_Exercise goal_
Answer with a single number: the count of lines that include the string "this".

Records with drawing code
---

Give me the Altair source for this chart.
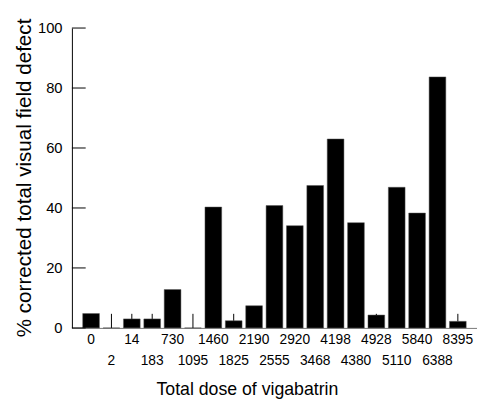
import altair as alt
import pandas as pd

# ---- data ----
doses = ["0", "2", "14", "183", "730", "1095", "1460", "1825", "2190", "2555",
         "2920", "3468", "4198", "4380", "4928", "5110", "5840", "6388", "8395"]
defect = [4.8, 0.0, 3.0, 3.0, 12.8, 0.0, 40.3, 2.4, 7.4, 40.8,
          34.1, 47.5, 63.0, 35.1, 4.3, 46.9, 38.3, 83.7, 2.2]

err_doses = ["2", "14", "183", "1095", "1825", "4928", "8395"]
err_low = [0.0, 3.0, 3.0, 0.0, 2.4, 4.3, 2.2]
err_high = [4.7, 4.7, 4.7, 4.7, 4.7, 4.7, 4.7]

y_ticks = [0, 20, 40, 60, 80, 100]
second_row = ["2", "183", "1095", "1825", "2555", "3468", "4380", "5110", "6388"]

FONT = "Liberation Sans"

bars_df = pd.DataFrame({"dose": doses, "defect": defect})
err_df = pd.DataFrame({"dose": err_doses, "low": err_low, "high": err_high})
tick_df = pd.DataFrame({"t": y_ticks})

row_list = "[" + ",".join("'" + s + "'" for s in second_row) + "]"
label_expr = f"indexof({row_list}, datum.label) >= 0 ? ['', datum.label] : datum.label"

xscale = alt.Scale(domain=doses, paddingInner=0.18, paddingOuter=0.53)
yscale = alt.Scale(domain=[0, 100], nice=False, zero=True)

x_enc = alt.X(
    "dose:N",
    scale=xscale,
    sort=doses,
    axis=alt.Axis(
        title="Total dose of vigabatrin",
        labelExpr=label_expr,
        labelAngle=0,
        labelFontSize=14,
        labelLineHeight=21,
        labelPadding=5,
        labelColor="black",
        ticks=False,
        domainColor="#777777",
        domainWidth=1,
        titleFontSize=18,
        titleFontWeight="normal",
        titleColor="black",
        titleX=178,
        titleY=68,
        titleBaseline="alphabetic",
        titleAlign="center",
        grid=False,
    ),
)

y_enc = alt.Y(
    "defect:Q",
    scale=yscale,
    axis=alt.Axis(
        title="% corrected total visual field defect",
        values=y_ticks,
        tickSize=0,
        labelPadding=10,
        labelFontSize=15,
        labelColor="black",
        domainColor="black",
        titleFontSize=21,
        titleFontWeight="normal",
        titleColor="black",
        titleAngle=270,
        titleX=-42,
        titleY=152,
        titleAlign="center",
        titleBaseline="alphabetic",
        grid=False,
    ),
)

bars = alt.Chart(bars_df).mark_bar(color="black", stroke="#555555", strokeWidth=0.5).encode(
    x=x_enc, y=y_enc
)

errs = alt.Chart(err_df).mark_rule(color="black", strokeWidth=1).encode(
    x=alt.X("dose:N", scale=xscale, sort=doses),
    y=alt.Y("low:Q", scale=yscale),
    y2="high:Q",
)

yticks = alt.Chart(tick_df).mark_rule(color="black", strokeWidth=1).encode(
    y=alt.Y("t:Q", scale=yscale),
    x=alt.value(0),
    x2=alt.value(14),
)

chart = (
    alt.layer(bars, errs, yticks)
    .properties(
        width=412,
        height=305,
        autosize=alt.AutoSizeParams(type="none"),
        padding={"left": 65, "top": 17, "right": 0, "bottom": 75},
    )
    .configure(font=FONT)
    .configure_view(stroke=None)
)

chart.save("out.html", embed_options={"renderer": "svg", "actions": False})
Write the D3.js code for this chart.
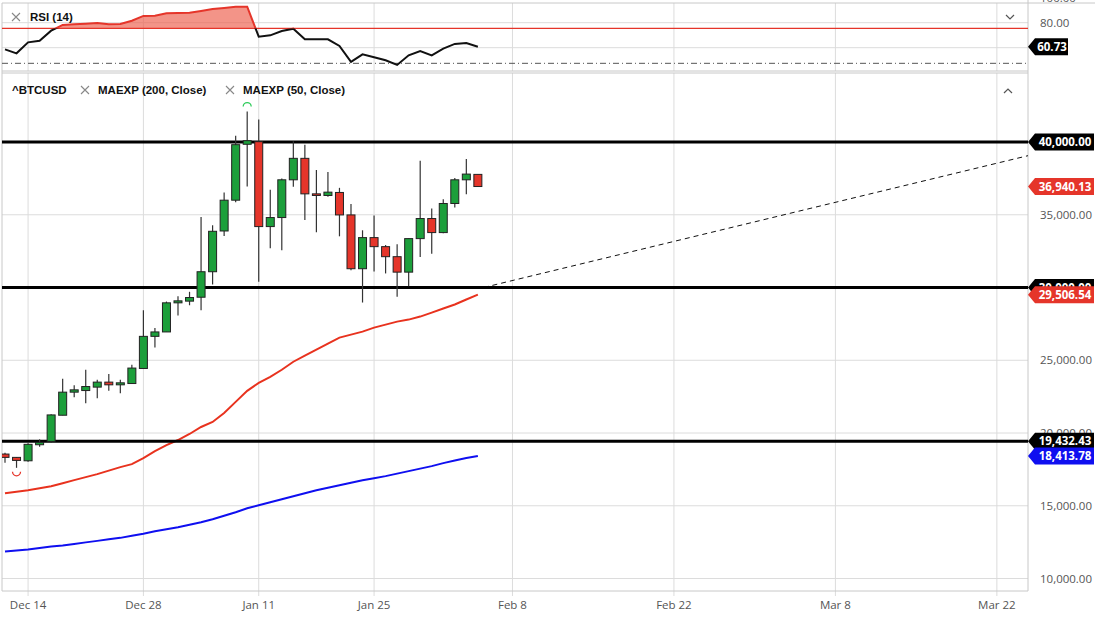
<!DOCTYPE html>
<html>
<head>
<meta charset="utf-8">
<script src="https://cdn.jsdelivr.net/npm/d3@7"></script>
<style>
  body { margin: 0; background: #fff; }
  svg { display: block; font-family: "Open Sans", sans-serif; }
</style>
</head>
<body>
<div id="chart"></div>
<script>
// ^BTCUSD daily candles (weekdays), Dec 10 2020 -> Feb 5 2021
const opens  = [18552, 18324, 18090, 19193, 19428, 21221, 22807, 22918, 23153, 23497, 23311, 23400, 24435, 26642, 26946, 28946, 29063, 29332, 31084, 33884, 36001, 39843, 40022, 34187, 34808, 37402, 38877, 36436, 36325, 36532, 34988, 31291, 33429, 32808, 32118, 31056, 33360, 34740, 33774, 35774, 37402, 37774];
const highs  = [18642, 18345, 19290, 19566, 21290, 23724, 23290, 24346, 23656, 24049, 23656, 24690, 28435, 27221, 29035, 29401, 29704, 34850, 34277, 36532, 40437, 42092, 41540, 36712, 37498, 40050, 39816, 38070, 37933, 36850, 35746, 33932, 34946, 32918, 32966, 33360, 38712, 35429, 36070, 37519, 38829, 37774];
const lows   = [17952, 17607, 18021, 19056, 19311, 21221, 22463, 22049, 22394, 22897, 22738, 23400, 24435, 25883, 26946, 28070, 28780, 28435, 30208, 33540, 35864, 36946, 30394, 32690, 32553, 36918, 34643, 33794, 36229, 33518, 31194, 28967, 31105, 30967, 29360, 30091, 32091, 32325, 33725, 35498, 36415, 36940.13];
const closes = [18324, 18117, 19221, 19359, 21242, 22807, 22966, 23194, 23497, 23311, 23449, 24463, 26642, 26946, 28946, 29083, 29311, 31084, 33863, 36001, 39816, 40091, 34187, 34808, 37402, 38877, 36436, 36325, 36553, 34988, 31291, 33429, 32808, 32118, 31056, 33360, 34740, 33774, 35774, 37402, 37795, 36940.13];

const ema50  = [15862, 15966, 16069, 16207, 16345, 16552, 16759, 16966, 17172, 17414, 17655, 17862, 18276, 18759, 19173, 19518, 19932, 20414, 20759, 21380, 22139, 22897, 23449, 23863, 24346, 24898, 25311, 25725, 26139, 26553, 26760, 26967, 27242, 27449, 27656, 27794, 28001, 28277, 28553, 28829, 29174, 29506.54];
const ema200 = [11862, 11931, 12000, 12104, 12207, 12276, 12379, 12483, 12586, 12690, 12793, 12931, 13069, 13241, 13380, 13517, 13690, 13862, 14069, 14311, 14552, 14828, 15035, 15242, 15449, 15655, 15862, 16069, 16242, 16414, 16586, 16759, 16897, 17035, 17207, 17380, 17552, 17724, 17931, 18104, 18276, 18413.78];
const rsi14  = [58.7, 55.5, 64.3, 65.6, 73.6, 78.2, 78.7, 79.2, 79.8, 78.7, 79, 81.6, 85.4, 85.6, 87.5, 87.8, 88, 89.4, 91, 91.8, 92.8, 92.8, 68.8, 69.9, 73.4, 75.2, 66.7, 66.7, 66.7, 61.4, 48.6, 54.7, 52.3, 49.9, 46.2, 53.9, 57.4, 53.9, 59.2, 63, 63.8, 60.73];

// x axis: candle index (trading days, then calendar days after the data)
const tickLabels = ["Dec 14", "Dec 28", "Jan 11", "Jan 25", "Feb 8", "Feb 22", "Mar 8", "Mar 22"];
const tickIdx    = [2, 12, 22, 32, 44, 58, 72, 86];
const priceTicks = [10000, 15000, 20000, 25000, 30000, 35000, 40000];
const rsiTicks   = [100, 80];
const levels     = [40000, 30000, 19432.43];
const rsiUpper = 75.5, rsiLower = 47.5;
const trendIdx = [41.5, 88.7];
const trendVal = [30000, 39060];

const width = 1101, height = 619;
const left = 2, right = 1028;
const rsiTop = 3, rsiBottom = 71, mainTop = 73, mainBottom = 591;
const green = "#1c9f3b", red = "#e5352a", blue = "#0f0ff0";

const svg = d3.select("#chart").append("svg")
    .attr("width", width)
    .attr("height", height);

const x = d3.scaleLinear().domain([-0.26, 88.7]).range([left, right]);
const y = d3.scaleLinear().domain([10000, 40000]).range([578.5, 142]);
const yR = d3.scaleLinear().domain([80, 60]).range([22.7, 47.7]);

const defs = svg.append("defs");
function clip(id, x0, y0, w, h) {
    defs.append("clipPath").attr("id", id)
        .append("rect").attr("x", x0).attr("y", y0).attr("width", w).attr("height", h);
}
clip("mainClip", left, mainTop, right - left, mainBottom - mainTop);
clip("rsiClip", left, rsiTop, right - left, rsiBottom - rsiTop);
clip("rsiAbove", left, rsiTop, right - left, yR(rsiUpper) - rsiTop);
clip("rsiBelow", left, yR(rsiUpper), right - left, rsiBottom - yR(rsiUpper));

// grid
const grid = svg.append("g").attr("stroke", "#dcdcdc").attr("stroke-width", 1);
grid.selectAll(".hgrid").data(priceTicks).join("line")
    .attr("x1", left).attr("x2", right)
    .attr("y1", d => y(d)).attr("y2", d => y(d));
grid.selectAll(".rgrid").data([80, 60]).join("line")
    .attr("x1", left).attr("x2", right)
    .attr("y1", d => yR(d)).attr("y2", d => yR(d));
grid.selectAll(".vgridR").data(tickIdx).join("line")
    .attr("x1", d => x(d)).attr("x2", d => x(d))
    .attr("y1", rsiTop).attr("y2", rsiBottom);
grid.selectAll(".vgridM").data(tickIdx).join("line")
    .attr("x1", d => x(d)).attr("x2", d => x(d))
    .attr("y1", mainTop).attr("y2", mainBottom + 5);

// panel borders
const border = svg.append("g").attr("stroke", "#c8c8c8").attr("stroke-width", 1);
border.append("line").attr("x1", left).attr("x2", 1095).attr("y1", rsiTop).attr("y2", rsiTop);
border.append("line").attr("x1", left).attr("x2", right).attr("y1", rsiBottom).attr("y2", rsiBottom);
border.append("line").attr("x1", left).attr("x2", right).attr("y1", mainTop).attr("y2", mainTop);
border.append("line").attr("x1", left).attr("x2", right).attr("y1", mainBottom).attr("y2", mainBottom);
border.append("line").attr("x1", left).attr("x2", left).attr("y1", rsiTop).attr("y2", mainBottom);
border.append("line").attr("x1", right).attr("x2", right).attr("y1", 0).attr("y2", mainBottom);

// RSI panel
const rsiG = svg.append("g").attr("clip-path", "url(#rsiClip)");
rsiG.append("path")
    .datum(rsi14)
    .attr("clip-path", "url(#rsiAbove)")
    .attr("fill", "rgba(236, 90, 72, 0.65)")
    .attr("d", d3.area().x((d, i) => x(i)).y0(yR(rsiUpper)).y1(d => yR(d)));
rsiG.append("line")
    .attr("x1", left).attr("x2", right)
    .attr("y1", yR(rsiUpper)).attr("y2", yR(rsiUpper))
    .attr("stroke", red).attr("stroke-width", 1.2);
rsiG.append("line")
    .attr("x1", left).attr("x2", right)
    .attr("y1", yR(rsiLower)).attr("y2", yR(rsiLower))
    .attr("stroke", "#555").attr("stroke-width", 1)
    .attr("stroke-dasharray", "6,3,1,3");
const rsiLine = d3.line().x((d, i) => x(i)).y(d => yR(d));
rsiG.append("path").datum(rsi14)
    .attr("clip-path", "url(#rsiBelow)")
    .attr("fill", "none").attr("stroke", "#111").attr("stroke-width", 2)
    .attr("d", rsiLine);
rsiG.append("path").datum(rsi14)
    .attr("clip-path", "url(#rsiAbove)")
    .attr("fill", "none").attr("stroke", red).attr("stroke-width", 2)
    .attr("d", rsiLine);

// main panel
const main = svg.append("g").attr("clip-path", "url(#mainClip)");

main.append("path").datum(ema200)
    .attr("fill", "none").attr("stroke", blue).attr("stroke-width", 2)
    .attr("d", d3.line().x((d, i) => x(i)).y(d => y(d)));
main.append("path").datum(ema50)
    .attr("fill", "none").attr("stroke", "#e8321e").attr("stroke-width", 2)
    .attr("d", d3.line().x((d, i) => x(i)).y(d => y(d)));

main.append("line")
    .attr("x1", x(trendIdx[0])).attr("x2", x(trendIdx[1]))
    .attr("y1", y(trendVal[0])).attr("y2", y(trendVal[1]))
    .attr("stroke", "#111").attr("stroke-width", 1)
    .attr("stroke-dasharray", "5,4");

main.selectAll(".level").data(levels).join("line")
    .attr("x1", left).attr("x2", right)
    .attr("y1", d => y(d)).attr("y2", d => y(d))
    .attr("stroke", "#000").attr("stroke-width", 3);

const candles = opens.map((o, i) => ({i, o, h: highs[i], l: lows[i], c: closes[i]}));
main.selectAll(".wick").data(candles).join("line")
    .attr("x1", d => x(d.i)).attr("x2", d => x(d.i))
    .attr("y1", d => y(d.h)).attr("y2", d => y(d.l))
    .attr("stroke", "#333").attr("stroke-width", 1.2);
main.selectAll(".body").data(candles).join("rect")
    .attr("x", d => x(d.i) - 4)
    .attr("width", 8)
    .attr("y", d => y(Math.max(d.o, d.c)))
    .attr("height", d => Math.max(1.5, y(Math.min(d.o, d.c)) - y(Math.max(d.o, d.c))))
    .attr("fill", d => d.c >= d.o ? green : red)
    .attr("stroke", "#222").attr("stroke-width", 1);

// pivot markers
const hi = 21, lo = 1;
main.append("path")
    .attr("d", `M${x(hi) - 4},${y(highs[hi]) - 5} A4,4 0 0 1 ${x(hi) + 4},${y(highs[hi]) - 5}`)
    .attr("fill", "none").attr("stroke", "#2ecc5a").attr("stroke-width", 1.3);
main.append("path")
    .attr("d", `M${x(lo) - 4},${y(lows[lo]) + 4} A4,4 0 0 0 ${x(lo) + 4},${y(lows[lo]) + 4}`)
    .attr("fill", "none").attr("stroke", red).attr("stroke-width", 1.3);

// axes labels
const fmt = d3.format(",.2f");
svg.append("g").selectAll("text").data(priceTicks).join("text")
    .attr("x", 1040).attr("y", d => y(d)).attr("dy", "0.35em")
    .attr("fill", "#555").style("font-size", "11.5px")
    .text(d => fmt(d));
svg.append("g").selectAll("text").data(rsiTicks).join("text")
    .attr("x", 1040).attr("y", d => yR(d)).attr("dy", "0.35em")
    .attr("fill", "#555").style("font-size", "11.5px")
    .text(d => fmt(d));
svg.append("g").selectAll("text").data(tickLabels).join("text")
    .attr("x", (d, i) => x(tickIdx[i])).attr("y", 605).attr("dy", "0.35em")
    .attr("text-anchor", "middle")
    .attr("fill", "#555").style("font-size", "11.5px")
    .text(d => d);

// value tags on the price axis
function tag(yc, w, fill, value) {
    const g = svg.append("g");
    g.append("path")
        .attr("d", `M${right},${yc} L${right + 7},${yc - 8.5} L${right + w},${yc - 8.5} L${right + w},${yc + 8.5} L${right + 7},${yc + 8.5} Z`)
        .attr("fill", fill);
    g.append("text")
        .attr("x", right + 4 + w / 2).attr("y", yc).attr("dy", "0.36em")
        .attr("text-anchor", "middle")
        .attr("fill", "#fff").style("font-size", "11.5px").style("font-weight", "bold")
        .text(value);
}
tag(y(levels[0]), 66, "#000", fmt(levels[0]));
tag(y(closes[closes.length - 1]), 66, red, fmt(closes[closes.length - 1]));
tag(y(levels[1]), 66, "#000", fmt(levels[1]));
tag(y(ema50[ema50.length - 1]), 66, red, fmt(ema50[ema50.length - 1]));
tag(y(levels[2]), 66, "#000", fmt(levels[2]));
tag(y(ema200[ema200.length - 1]), 66, blue, fmt(ema200[ema200.length - 1]));
tag(yR(rsi14[rsi14.length - 1]), 40, "#000", fmt(rsi14[rsi14.length - 1]));

// legends
const legend = svg.append("g").style("font-family", "'Liberation Sans', Arial, sans-serif");
function closeMark(cx, cy) {
    legend.append("path")
        .attr("d", `M${cx - 4},${cy - 4} L${cx + 4},${cy + 4} M${cx + 4},${cy - 4} L${cx - 4},${cy + 4}`)
        .attr("stroke", "#888").attr("stroke-width", 1.1);
}
closeMark(16, 17);
legend.append("text").attr("x", 30).attr("y", 17).attr("dy", "0.35em")
    .attr("fill", "#111").style("font-size", "11.5px").style("font-weight", "bold").text("RSI (14)");
legend.append("text").attr("x", 12).attr("y", 90).attr("dy", "0.35em")
    .attr("fill", "#111").style("font-size", "11.5px").style("font-weight", "bold").text("^BTCUSD");
closeMark(85, 90);
legend.append("text").attr("x", 98).attr("y", 90).attr("dy", "0.35em")
    .attr("fill", "#111").style("font-size", "11.5px").style("font-weight", "bold").text("MAEXP (200, Close)");
closeMark(230, 90);
legend.append("text").attr("x", 243).attr("y", 90).attr("dy", "0.35em")
    .attr("fill", "#111").style("font-size", "11.5px").style("font-weight", "bold").text("MAEXP (50, Close)");

// panel chevrons
svg.append("path").attr("d", "M1006,15 L1010,19 L1014,15")
    .attr("fill", "none").attr("stroke", "#555").attr("stroke-width", 1.2);
svg.append("path").attr("d", "M1004,93 L1008,89 L1012,93")
    .attr("fill", "none").attr("stroke", "#555").attr("stroke-width", 1.2);
</script>
</body>
</html>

---

_Right answer_
2